A Victorian "sensation novel" about inheritance, madness, and murder. The mysteries in the plot will be easily solved by the reader, and are explained just after the halfway point. The story focuses more on how this will affect the lives of the characters. This was a fun read, with entertaining characters and a satisfying ending. It can be found at Project Gutenberg in a number of free ebook formats.
This the first book of Braddon’s that I’ve read. Given both the high volume of her output and the low profile of her current reputation, I expected this to be somewhere between mediocre and moderately good. But it was great.
Braddon’s prose is excellent. It’s clear and engaging, with memorable turns of phrase and well-placed allusions. It was a pleasure just to read the words. The characterization was good as well. Characters were distinct without being caricatures, with motivations that were comprehensible and plausible. The plotting covers well-trodden ground among novels of this era, but the path over that ground felt novel and picturesque.
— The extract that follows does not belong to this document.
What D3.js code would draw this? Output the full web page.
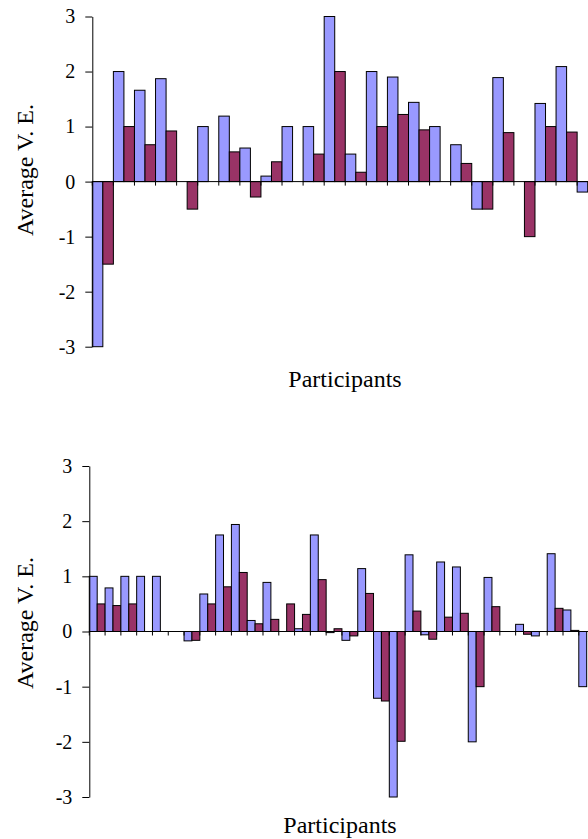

This book is proof that it’s possible to write a good novel in which the characters are competent and rational. Even the guy who’s a murderer is relatively principled, aside from his one act of violence. The protagonist is the kind of person you’d be lucky to have as a friend; he’s honest, resourceful, intelligent, and thoughtful, consistently making good decisions and appropriately updating his views as new information becomes available. Everything in the book simply makes sense, even people’s mistakes and bad decisions.
If this is typical of Braddon’s work, she ought to be better regarded today. The writing itself was great, and she showed good insight into human nature. To me, this felt like a solid book from a great writer—not quite a masterpiece, but far, far above the average.
1875 saw the publication of ME Braddon's ‘A Strange World,' coming at the halfway point of her writing career. Having hit upon a winning formula, Braddon uses all the tricks at her disposal in this novel as well. Starting with a secret marriage and going on to murder, blackmail, and including insanity, a secret marriage, the taint of illegitimacy, the stigma of stage acting, and any little peccadillo you might dream up coupled with strict puritanical parents, the tangles of the plot of this novel are entertaining and engrossing. It is in the spirit of the age that the remorse and reformation of the villain is forced into the plot, and slightly deforms the story. Happy endings and retribution evenly handed out to the good guys and bad.
A Micawber manqué is the most interesting character in the novel, but there is nothing more to be said about any other person. The villain is not the worst of Braddon's villains; indeed, in this book alone, there are worse characters than the nominal villain. The hero is a prig, duly punished for his sententiousness. The book carries Braddon's inimitable style and humour as its saving grace. Ultimately, the book is a thriller well worth the reading.
This novel contains murder, madness and illegitimacy - three of the major themes of Victorian sensation fiction but it's not quite the page turner of Mrs Braddon's best work. It's all fairly predictable and the coincidences that generally abound in the genre are here stretched to the limit. An entertaining enough read but instantly forgettable.